Imagine stepping into a book store, or a corner deli, or up to a sidewalk newsstand, and instead of grabbing a paper from the stack, you order one up built to your specifications. You don't read the Travel section because it gets you down every time you leaf through it, for example. Have no use for the classifieds right now? Wish you had some of your paper's online blog content in your print edition? With custom print-on-demand at point of sale you could add or subtract the sections of your choosing. Every customer could be the editor-in-chief of their own private international news organization.

For years newspapers have been wondering how they can stay ahead of the 24-hour news cycle curve that the internet created. Today newspapers are out of date by the time they arrive in a reader's hands. By printing at point of sale from a networked device, the content is live and updated until the very moment a customer purchases it.

Subscribing customers could be issued "smart swipe" (or RFID) cards that tell print-on-demand devices exactly which material to spit out. If you wanted to make a change to your daily read, you could update it online like your Netflix queue or your DVR program.

By synching with your RSS, reader the device could recognize which blogs you've already read in the day, and save paper by not printing duplicate information. Or, alternately, it could print out the comment threads those blogs generate during the day for your evening review.

...It sounds like a lot of wasted paper, though, doesn't it, printing out all those articles that you normally would just read on the screen? But consider in comparison the amount of unsold daily newspapers generated every day. By only printing the material consumers need we cut out an astounding quantity of unsold waste.

Printing on demand at the point of sale has other benefits. Costs to publishers are reduced even further by cutting out expensive shipping from the equation. Fewer trucks on the road means lower fuel emissions, something everyone can benefit from even if they never touch one of these devices.

By observing the content customers are purchasing and printing, advertisers can better tailor their messaging. If you're reading a host of content for new mothers, there's no sense in serving up ads for denture fixative. This level of demographic readership knowledge is the holy grail of print advertising. Couple real-time customer information with a google-esque pay-per-ad-served sales model and you've just re-engineered the newspaper business model into a streamlined modern engine.

This revolution need not be limited to the daily rags, magazines, comic books, trade publications could all benefit from this technology. Imagine the ability to purchase academic journals, which are traditionally only available by expensive subscription, for sale on any street corner at a fraction of the current price.

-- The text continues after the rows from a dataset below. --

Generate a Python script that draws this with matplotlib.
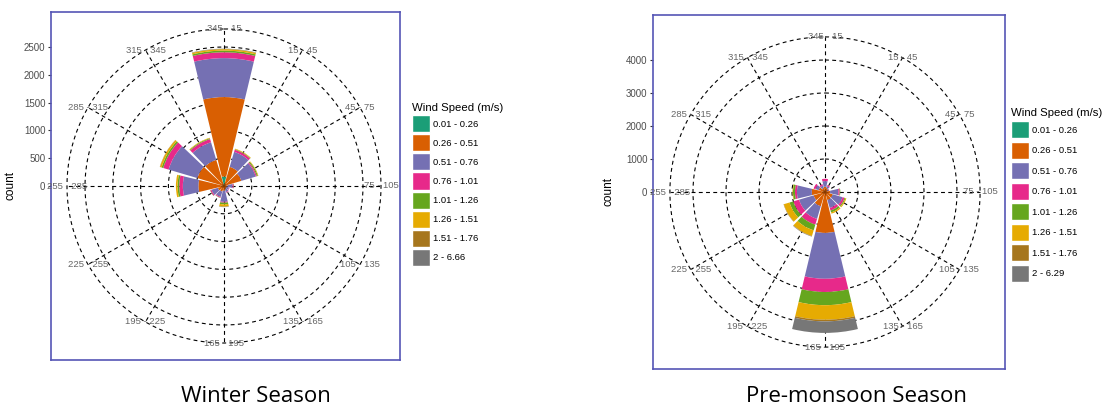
import numpy as np
import matplotlib.pyplot as plt
from matplotlib.patches import Patch

W, H = 1110, 408

# sector centres (deg, clockwise from north) and their labels
directions = [0, 30, 60, 90, 120, 150, 180, 210, 240, 270, 300, 330]
dir_labels = ['345 - 15', '15 - 45', '45 - 75', '75 - 105', '105 - 135', '135 - 165',
              '165 - 195', '195 - 225', '225 - 255', '255 - 285', '285 - 315', '315 - 345']

colors = ['#1B9E77', '#D95F02', '#7570B3', '#E7298A', '#66A61E', '#E6AB02', '#A6761D', '#777777']
winter_bins = ['0.01 - 0.26', '0.26 - 0.51', '0.51 - 0.76', '0.76 - 1.01',
               '1.01 - 1.26', '1.26 - 1.51', '1.51 - 1.76', '2 - 6.66']
premon_bins = ['0.01 - 0.26', '0.26 - 0.51', '0.51 - 0.76', '0.76 - 1.01',
               '1.01 - 1.26', '1.26 - 1.51', '1.51 - 1.76', '2 - 6.29']

# counts per speed bin, one value per sector (order of `directions`)
w_s1 = [170, 10, 5, 5, 5, 5, 5, 5, 5, 10, 10, 10]
w_s2 = [1430, 350, 320, 60, 40, 50, 80, 100, 110, 450, 490, 480]
w_s3 = [700, 280, 270, 90, 50, 60, 200, 100, 120, 280, 540, 330]
w_s4 = [105, 40, 20, 20, 10, 10, 15, 15, 20, 65, 100, 60]
w_s5 = [30, 10, 20, 5, 0, 0, 30, 5, 5, 30, 30, 15]
w_s6 = [25, 10, 10, 0, 0, 0, 40, 0, 0, 30, 30, 10]
w_s7 = [5, 0, 0, 0, 0, 0, 5, 0, 0, 0, 5, 0]
w_s8 = [5, 0, 0, 0, 0, 0, 5, 0, 0, 0, 0, 0]

p_s1 = [10, 5, 5, 5, 5, 5, 10, 5, 5, 5, 5, 5]
p_s2 = [150, 120, 80, 150, 240, 250, 1230, 445, 355, 395, 195, 120]
p_s3 = [170, 60, 40, 250, 310, 250, 1390, 400, 460, 450, 100, 80]
p_s4 = [70, 30, 10, 40, 60, 80, 400, 180, 180, 60, 60, 40]
p_s5 = [0, 0, 0, 20, 30, 60, 400, 180, 120, 60, 0, 0]
p_s6 = [0, 0, 0, 0, 30, 40, 440, 180, 180, 15, 0, 0]
p_s7 = [0, 0, 0, 0, 0, 0, 50, 10, 10, 0, 0, 0]
p_s8 = [0, 0, 0, 0, 0, 0, 350, 10, 0, 0, 0, 0]

winter = [w_s1, w_s2, w_s3, w_s4, w_s5, w_s6, w_s7, w_s8]
premon = [p_s1, p_s2, p_s3, p_s4, p_s5, p_s6, p_s7, p_s8]

winter_ticks = [0, 500, 1000, 1500, 2000, 2500]
premon_ticks = [0, 1000, 2000, 3000, 4000]

fig = plt.figure(figsize=(W / 100, H / 100), dpi=100)
plt.rcParams['font.family'] = ['Liberation Sans', 'DejaVu Sans']

DASH = (0, (3.5, 3))


def rose(box, cx, px_per_count, outer, data, ticks, bins, leg_xy, leg_gap, label_x):
    x0, y0, x1, y1 = box
    half = (y1 - y0) / 2
    cy = (y0 + y1) / 2
    ymax = half / px_per_count

    # outer blue frame carrying the count axis
    bax = fig.add_axes([x0 / W, 1 - y1 / H, (x1 - x0) / W, (y1 - y0) / H])
    bax.set_xlim(0, 1)
    bax.set_ylim(-ymax, ymax)
    bax.set_xticks([])
    bax.set_yticks(ticks)
    bax.set_yticklabels([str(t) for t in ticks])
    bax.tick_params(axis='y', length=2.5, width=0.8, color='#333333',
                    labelcolor='#4D4D4D', labelsize=7, pad=1.5)
    for s in bax.spines.values():
        s.set_color('#5555B5')
        s.set_linewidth(1.2)
    bax.set_ylabel('count', fontsize=8.5)
    bax.yaxis.set_label_coords((label_x - x0) / (x1 - x0), 0.5)

    pax = fig.add_axes([(cx - half) / W, 1 - (cy + half) / H, 2 * half / W, 2 * half / H],
                       projection='polar')
    pax.set_theta_zero_location('N')
    pax.set_theta_direction(-1)
    pax.set_ylim(0, ymax)
    pax.patch.set_alpha(0)
    pax.spines['polar'].set_visible(False)
    pax.grid(False)
    pax.set_xticks([])
    pax.set_yticks([])

    tt = np.linspace(0, 2 * np.pi, 400)
    for r in ticks[1:] + [outer]:
        pax.plot(tt, np.full_like(tt, r), color='black', lw=0.8, ls=DASH, zorder=1)
    theta = np.deg2rad(directions)
    for t in theta:
        pax.plot([t, t], [0, outer], color='black', lw=0.8, ls=DASH, zorder=1)

    bottom = np.zeros(len(directions))
    for vals, c in zip(data, colors):
        vals = np.array(vals, dtype=float)
        pax.bar(theta, vals, width=np.deg2rad(27), bottom=bottom, color=c,
                linewidth=0, zorder=2)
        bottom += vals

    for t, lab in zip(theta, dir_labels):
        pax.text(t, outer, lab, ha='center', va='center', fontsize=6.8,
                 color='#666666', zorder=3)

    handles = [Patch(facecolor=c, edgecolor='white') for c in colors]
    leg = fig.legend(handles, bins, title='Wind Speed (m/s)', loc='upper left',
                     bbox_to_anchor=(leg_xy[0] / W, 1 - leg_xy[1] / H),
                     frameon=False, fontsize=6.8, title_fontsize=8.2,
                     handlelength=1.9, handleheight=2.4, handletextpad=0.3,
                     labelspacing=leg_gap, borderpad=0, borderaxespad=0)
    leg._legend_box.align = 'left'


rose((51, 12, 400, 360), 224, 27.8 / 500, 2824, winter, winter_ticks, winter_bins,
     (412, 103), 0.22, 17)
rose((653, 15, 1005, 369), 825, 33.0 / 1000, 4700, premon, premon_ticks, premon_bins,
     (1011, 108), 0.36, 615)

fig.text(256 / W, 1 - 397 / H, 'Winter Season', ha='center', va='center',
         fontsize=16, family=['Open Sans', 'DejaVu Sans'])
fig.text(856 / W, 1 - 397 / H, 'Pre-monsoon Season', ha='center', va='center',
         fontsize=16, family=['Open Sans', 'DejaVu Sans'])

fig.savefig('out.png', dpi=100, facecolor='white')
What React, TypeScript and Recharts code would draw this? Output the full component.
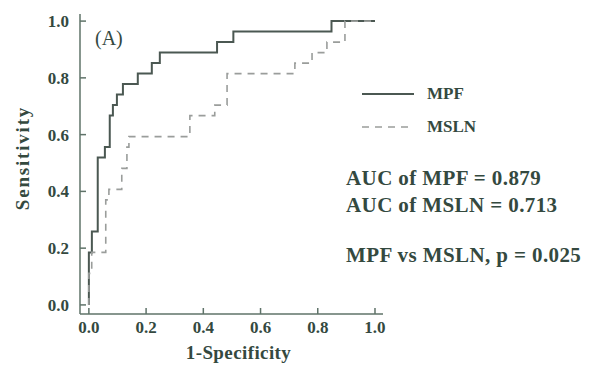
import React from 'react';
import { LineChart, Line, XAxis, YAxis, Legend, Label } from 'recharts';

// ROC curve vertices (1-Specificity, Sensitivity); drawn as step curves
const mpfFpr = [0, 0.0105, 0.031, 0.056, 0.073, 0.084, 0.098, 0.119, 0.171, 0.22, 0.248, 0.448, 0.505, 0.848, 1.0];
const mpfTpr = [0, 0.185, 0.259, 0.519, 0.556, 0.667, 0.704, 0.741, 0.778, 0.815, 0.852, 0.889, 0.926, 0.963, 1.0];
const mslnFpr = [0, 0.01, 0.059, 0.07, 0.115, 0.133, 0.14, 0.353, 0.44, 0.483, 0.72, 0.78, 0.832, 0.895, 1.0];
const mslnTpr = [0, 0.111, 0.185, 0.37, 0.407, 0.481, 0.556, 0.593, 0.667, 0.704, 0.815, 0.852, 0.889, 0.926, 1.0];
const axisTicks = [0, 0.2, 0.4, 0.6, 0.8, 1.0];
const seriesNames = ['MPF', 'MSLN'];
const statLines = ['AUC of MPF = 0.879', 'AUC of MSLN = 0.713', 'MPF vs MSLN, p = 0.025'];

const mpfData = mpfFpr.map((x, i) => ({ x, y: mpfTpr[i] }));
const mslnData = mslnFpr.map((x, i) => ({ x, y: mslnTpr[i] }));

const FONT = '"Liberation Serif", "Times New Roman", serif';
const AXIS = '#5f7369';
const TEXT = '#34493f';

const renderLegend = (props: any) => {
  const payload = props.payload || [];
  return (
    <div style={{ fontFamily: FONT, fontWeight: 'bold', fontSize: 17, color: TEXT }}>
      {payload.map((entry: any, i: number) => (
        <div key={i} style={{ display: 'flex', alignItems: 'center', height: 33 }}>
          <svg width={60} height={10} style={{ marginRight: 5 }}>
            <line
              x1={0}
              y1={5}
              x2={i === 0 ? 52 : 48}
              y2={5}
              stroke={entry.color}
              strokeWidth={i === 0 ? 2 : 1.6}
              strokeDasharray={entry.payload && entry.payload.strokeDasharray}
            />
          </svg>
          <span>{entry.value}</span>
        </div>
      ))}
    </div>
  );
};

export default function App() {
  return (
    <div style={{ position: 'absolute', left: 0, top: 0, width: 600, height: 371, background: '#fff' }}>
      <LineChart width={600} height={371} margin={{ top: 14, right: 217, bottom: 0, left: 0 }}>
        <XAxis
          type="number"
          dataKey="x"
          domain={[-0.031, 1.028]}
          allowDataOverflow
          ticks={axisTicks}
          tickFormatter={(v: number) => v.toFixed(1)}
          height={57}
          stroke={AXIS}
          strokeWidth={1.5}
          tickSize={-6}
          tickMargin={13}
          tick={{ fill: TEXT, fontFamily: FONT, fontWeight: 'bold', fontSize: 17 }}
        >
          <Label
            value="1-Specificity"
            position="insideBottom"
            offset={12}
            dx={7}
            style={{ fill: TEXT, fontFamily: FONT, fontWeight: 'bold', fontSize: 19, letterSpacing: 0.4 }}
          />
        </XAxis>
        <YAxis
          type="number"
          dataKey="y"
          domain={[-0.032, 1.025]}
          allowDataOverflow
          ticks={axisTicks}
          tickFormatter={(v: number) => v.toFixed(1)}
          width={80}
          stroke={AXIS}
          strokeWidth={1.5}
          tickSize={-6}
          tickMargin={17}
          tick={{ fill: TEXT, fontFamily: FONT, fontWeight: 'bold', fontSize: 17 }}
        >
          <Label
            value="Sensitivity"
            angle={-90}
            position="center"
            dx={-18}
            dy={-6}
            style={{ fill: TEXT, fontFamily: FONT, fontWeight: 'bold', fontSize: 19, letterSpacing: 1.8 }}
          />
        </YAxis>
        <Line
          data={mpfData}
          dataKey="y"
          name={seriesNames[0]}
          type="stepBefore"
          stroke="#4b5852"
          strokeWidth={2}
          dot={false}
          isAnimationActive={false}
        />
        <Line
          data={mslnData}
          dataKey="y"
          name={seriesNames[1]}
          type="stepBefore"
          stroke="#9a9d9b"
          strokeWidth={1.6}
          strokeDasharray="7 6"
          dot={false}
          isAnimationActive={false}
        />
        <Legend
          layout="vertical"
          align="center"
          verticalAlign="middle"
          content={renderLegend}
          wrapperStyle={{ left: 362, top: 77, width: 'auto', height: 'auto' }}
        />
      </LineChart>
      <div style={{ position: 'absolute', left: 95, top: 28, fontFamily: FONT, fontSize: 20, color: TEXT, lineHeight: '20px' }}>
        (A)
      </div>
      {statLines.map((s, i) => (
        <div
          key={i}
          style={{
            position: 'absolute',
            left: 346,
            top: [168, 195, 245][i],
            fontFamily: FONT,
            fontWeight: 'bold',
            fontSize: 21,
            letterSpacing: 0.4,
            lineHeight: '20px',
            color: TEXT,
            whiteSpace: 'nowrap',
          }}
        >
          {s}
        </div>
      ))}
    </div>
  );
}
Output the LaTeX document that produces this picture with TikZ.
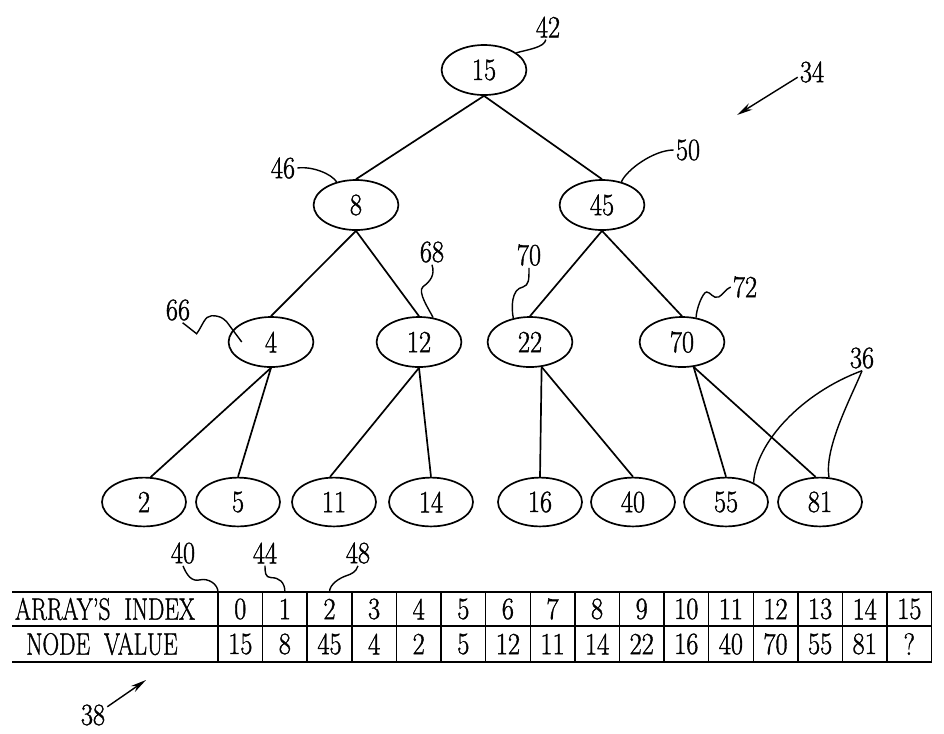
\documentclass[tikz,border=0pt]{standalone}
\usepackage{fontspec}
\setmainfont{Latin Modern Roman}[FakeStretch=0.85, FakeBold=1.2]
\usepackage{tikz}
\usetikzlibrary{arrows.meta,positioning,shapes.geometric}

\newcommand{\narrowtext}[1]{\scalebox{0.88}[1]{#1}}

\begin{document}
\begin{tikzpicture}[
    x=0.025cm, y=-0.025cm,
    font=\fontsize{22}{26}\selectfont,
    line width=1.2pt,
    treenode/.style={draw, ellipse, inner sep=0pt, minimum width=2.12cm, minimum height=1.25cm},
    leafnode/.style={treenode, minimum width=2.1cm, minimum height=1.22cm},
    refnum/.style={inner sep=1pt},
    callout/.style={line width=1pt},
    pointer/.style={-{Stealth[length=4mm, width=1.8mm]}, line width=1pt},
    idxcell/.style={draw, line width=1pt, minimum width=1.115cm, minimum height=0.85cm, inner sep=0pt, outer sep=0pt},
    valcell/.style={idxcell, minimum height=0.9cm},
    tablerule/.style={line width=1.7pt}
]
\useasboundingbox (0,0) rectangle (944,733);

% tree
\node[treenode] (n15) at (484,70) {15};
\node[treenode] (n8) at (356,205) {8};
\node[treenode] (n45) at (602,205) {45};
\node[treenode] (n4) at (271,342) {4};
\node[treenode] (n12) at (419,342) {12};
\node[treenode] (n22) at (530,342) {22};
\node[treenode] (n70) at (682,342) {70};

\node[leafnode] (n2) at (144,502) {2};
\node[leafnode] (n5) at (238,502) {5};
\node[leafnode] (n11) at (334,502) {11};
\node[leafnode] (n14) at (431,502) {14};
\node[leafnode] (n16) at (540,502) {16};
\node[leafnode] (n40) at (633,502) {40};
\node[leafnode] (n55) at (726,502) {55};
\node[leafnode] (n81) at (820,502) {81};

\draw (n15.south) -- (n8.north);
\draw (n15.south) -- (n45.north);
\draw (n8.south) -- (n4.north);
\draw (n8.south) -- (n12.north);
\draw (n45.south) -- (n22.north);
\draw (n45.south) -- (n70.north);
\draw (n4.south) -- (n2.75);
\draw (n4.south) -- (n5.north);
\draw (n12.south) -- (n11.99);
\draw (n12.south) -- (n14.north);
\draw (n22.295) -- (n16.north);
\draw (n22.295) -- (n40.north);
\draw (n70.295) -- (n55.north);
\draw (n70.295) -- (n81.100);

% reference numerals
\node[refnum] (l42) at (548,27) {42};
\node[refnum] (l34) at (812,72) {34};
\node[refnum] (l46) at (283,168) {46};
\node[refnum] (l50) at (688,150) {50};
\node[refnum] (l66) at (178,310) {66};
\node[refnum] (l68) at (432,252) {68};
\node[refnum] (l70b) at (529,255) {70};
\node[refnum] (l72) at (745,287) {72};
\node[refnum] (l36) at (862,358) {36};
\node[refnum] (l40) at (183,553) {40};
\node[refnum] (l44) at (265,553) {44};
\node[refnum] (l48) at (358,553) {48};
\node[refnum] (l38) at (93,715) {38};

\coordinate (tip34) at (737,115);
\coordinate (tip38) at (146,680);

\draw[callout] (l42.260) .. controls +(-1,8) and +(10,-3) .. (n15.28);
\draw[pointer] (l34.200) -- (tip34);
\draw[callout] (l46.east) .. controls +(15,-2) and +(-5,-8) .. (n8.130);
\draw[callout] (l50.west) .. controls +(-20,0) and +(5,-12) .. (n45.50);
\draw[callout] (l66.290) -- ++(14,11) .. controls +(6,-8) and +(-7,0) .. ++(15,-18)
    .. controls +(8,0) and +(-4,-4) .. ++(15,6) -- ([xshift=0.35cm]n4.west);
\draw[callout] (l68.south) .. controls +(3,10) and +(8,-6) .. ++(-9,22)
    .. controls +(-6,5) and +(-4,-8) .. (n12.60);
\draw[callout] (l70b.south) .. controls +(0,12) and +(6,-2) .. ++(-6,19)
    .. controls +(-12,2) and +(-2,-10) .. (n22.125);
\draw[callout] (l72.west) .. controls +(-5,2) and +(4,-2) .. ++(-12,10)
    .. controls +(-6,2) and +(4,0) .. ++(-12,-5)
    .. controls +(-4,0) and +(0,-8) .. (n70.60);
\draw[callout] (l36.south) .. controls +(-60,22) and +(2,-40) .. (n55.35);
\draw[callout] (l36.south) .. controls +(-10,25) and +(-5,-30) .. (n81.70);
\draw[pointer] (l38.30) -- (tip38);

% array table
\coordinate (tblleft) at (12,592);
\node (lblidx) at (105,609) {\narrowtext{ARRAY'S\ \ INDEX}};
\node (lblval) at (102,644) {\narrowtext{NODE\ \ VALUE}};
\foreach \v [count=\i from 0] in {15,8,45,4,2,5,12,11,14,22,16,40,70,55,81,?} {
    \node[idxcell] (idx\i) at ({218+44.6*(\i+0.5)},609) {\i};
    \node[valcell] (val\i) at ({218+44.6*(\i+0.5)},644) {\v};
}
\draw[tablerule] (tblleft |- idx0.north) -- (idx15.north east);
\draw[tablerule] (tblleft |- idx0.south) -- (idx15.south east);
\draw[tablerule] (tblleft |- val0.south) -- (val15.south east);

\draw[callout] (l40.south) .. controls +(4,10) and +(-8,2) .. ++(17,14)
    .. controls +(8,-2) and +(0,-8) .. (idx0.north west);
\draw[callout] (l44.south) .. controls +(0,6) and +(-6,0) .. ++(6,12)
    .. controls +(8,0) and +(0,-10) .. (idx1.north);
\draw[callout] (l48.south) .. controls +(-2,6) and +(6,-2) .. ++(-12,10)
    .. controls +(-6,2) and +(0,-8) .. (idx2.north);
\end{tikzpicture}
\end{document}
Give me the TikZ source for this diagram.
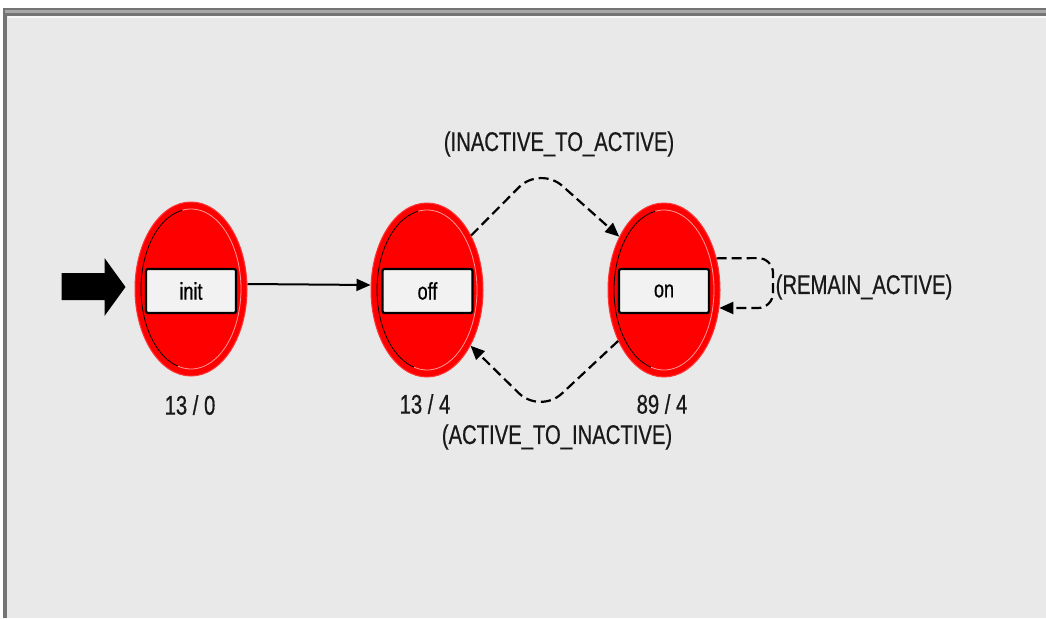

Complaining that internet technology is killing the publishing medium is like starving to death in a car because you didn't know how to turn the key and drive to the store. You have to leverage every tool available to you (and maybe invent some new ones) to stay ahead in the consumer market. Look at the things that aren't working, and figure out what good you CAN get out of them and what must be changed to make them work.

The only thing that beats "free" in the rock, paper, scissors game of capitalism is "convenient," and "convenient" is about the only thing the Espresso book machine has going for it right now. As it stands right now, the Espresso is not the device that can save print media, but it may be prophet for a better time coming. And after a few years of development, who knows?